Leave out the pictures and retype only the lines from the opening line to the line that holds "const LINE_H = 39;", both ends included.

---------- Information supplied ----------

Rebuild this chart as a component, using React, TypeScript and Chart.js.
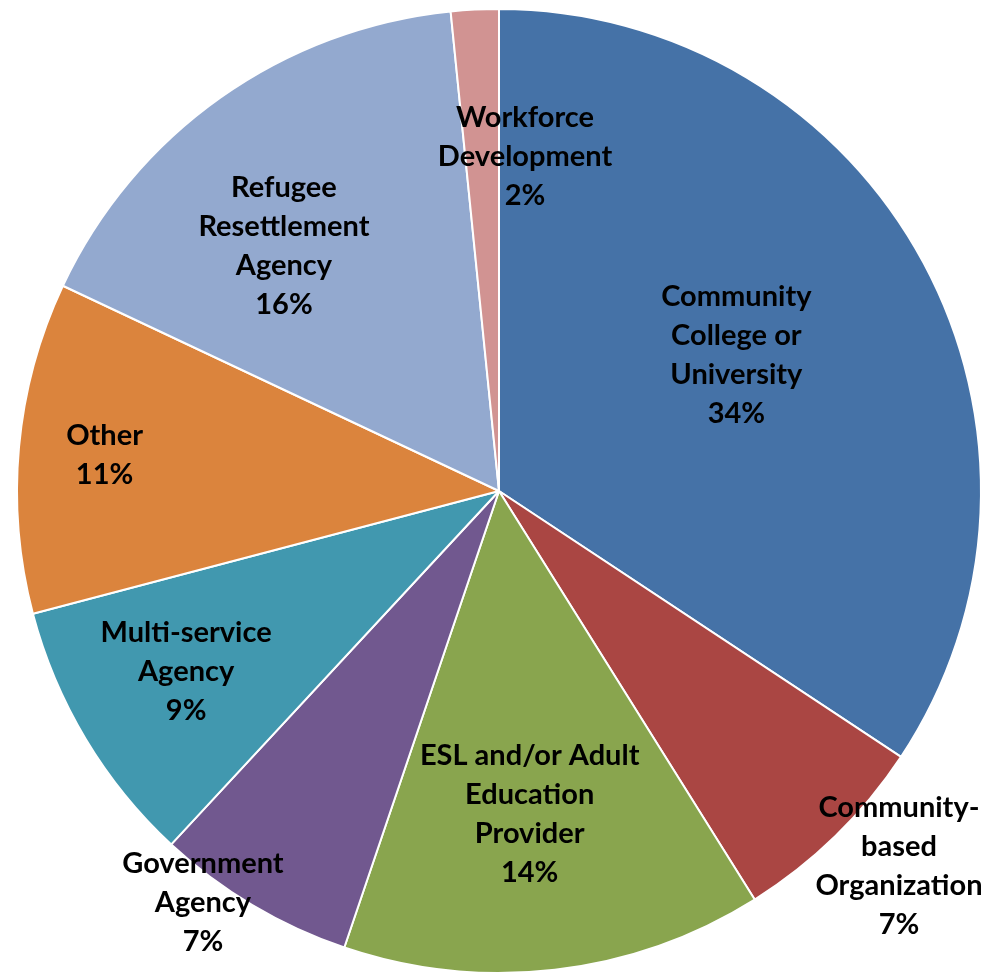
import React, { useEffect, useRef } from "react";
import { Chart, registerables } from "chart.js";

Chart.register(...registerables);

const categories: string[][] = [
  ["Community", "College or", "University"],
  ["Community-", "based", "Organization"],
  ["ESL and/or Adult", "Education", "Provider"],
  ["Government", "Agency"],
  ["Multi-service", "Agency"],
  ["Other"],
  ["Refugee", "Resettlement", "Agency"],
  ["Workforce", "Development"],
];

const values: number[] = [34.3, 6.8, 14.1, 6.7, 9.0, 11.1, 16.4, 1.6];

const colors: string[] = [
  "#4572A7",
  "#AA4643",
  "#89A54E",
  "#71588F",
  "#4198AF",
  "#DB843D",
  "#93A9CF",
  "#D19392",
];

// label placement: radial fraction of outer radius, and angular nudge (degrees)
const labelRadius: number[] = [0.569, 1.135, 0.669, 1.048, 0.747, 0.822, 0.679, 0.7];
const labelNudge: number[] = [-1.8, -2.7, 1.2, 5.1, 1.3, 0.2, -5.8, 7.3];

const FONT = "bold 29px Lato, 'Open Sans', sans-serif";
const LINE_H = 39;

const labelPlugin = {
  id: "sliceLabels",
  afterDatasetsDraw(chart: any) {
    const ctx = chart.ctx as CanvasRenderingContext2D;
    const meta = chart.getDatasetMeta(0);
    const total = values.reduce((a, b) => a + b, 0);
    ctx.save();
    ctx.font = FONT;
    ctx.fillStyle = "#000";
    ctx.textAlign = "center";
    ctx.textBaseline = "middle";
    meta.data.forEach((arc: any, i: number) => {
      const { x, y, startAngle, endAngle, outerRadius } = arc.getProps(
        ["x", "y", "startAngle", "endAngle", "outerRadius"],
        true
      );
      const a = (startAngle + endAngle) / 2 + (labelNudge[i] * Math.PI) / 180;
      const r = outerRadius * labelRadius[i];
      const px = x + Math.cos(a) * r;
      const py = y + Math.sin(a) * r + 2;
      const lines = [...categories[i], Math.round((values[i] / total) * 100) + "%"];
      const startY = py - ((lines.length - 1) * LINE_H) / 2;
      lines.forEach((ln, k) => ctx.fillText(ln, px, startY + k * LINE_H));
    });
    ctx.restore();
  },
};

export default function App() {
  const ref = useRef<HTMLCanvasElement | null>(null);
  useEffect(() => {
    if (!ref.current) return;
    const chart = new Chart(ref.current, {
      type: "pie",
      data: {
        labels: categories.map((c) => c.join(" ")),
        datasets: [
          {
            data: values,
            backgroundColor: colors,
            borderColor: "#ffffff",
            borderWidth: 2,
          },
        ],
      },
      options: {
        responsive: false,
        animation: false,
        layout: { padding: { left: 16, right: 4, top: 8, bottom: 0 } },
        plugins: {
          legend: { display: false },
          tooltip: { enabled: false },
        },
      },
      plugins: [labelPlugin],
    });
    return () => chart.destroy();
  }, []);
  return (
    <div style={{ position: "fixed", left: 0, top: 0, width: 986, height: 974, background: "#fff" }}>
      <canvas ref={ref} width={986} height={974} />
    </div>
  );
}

----------

> [Completed exercise]:
Rebuild this chart as a component, using React, TypeScript and Chart.js.
import React, { useEffect, useRef } from "react";
import { Chart, registerables } from "chart.js";

Chart.register(...registerables);

const categories: string[][] = [
  ["Community", "College or", "University"],
  ["Community-", "based", "Organization"],
  ["ESL and/or Adult", "Education", "Provider"],
  ["Government", "Agency"],
  ["Multi-service", "Agency"],
  ["Other"],
  ["Refugee", "Resettlement", "Agency"],
  ["Workforce", "Development"],
];

const values: number[] = [34.3, 6.8, 14.1, 6.7, 9.0, 11.1, 16.4, 1.6];

const colors: string[] = [
  "#4572A7",
  "#AA4643",
  "#89A54E",
  "#71588F",
  "#4198AF",
  "#DB843D",
  "#93A9CF",
  "#D19392",
];

// label placement: radial fraction of outer radius, and angular nudge (degrees)
const labelRadius: number[] = [0.569, 1.135, 0.669, 1.048, 0.747, 0.822, 0.679, 0.7];
const labelNudge: number[] = [-1.8, -2.7, 1.2, 5.1, 1.3, 0.2, -5.8, 7.3];

const FONT = "bold 29px Lato, 'Open Sans', sans-serif";
const LINE_H = 39;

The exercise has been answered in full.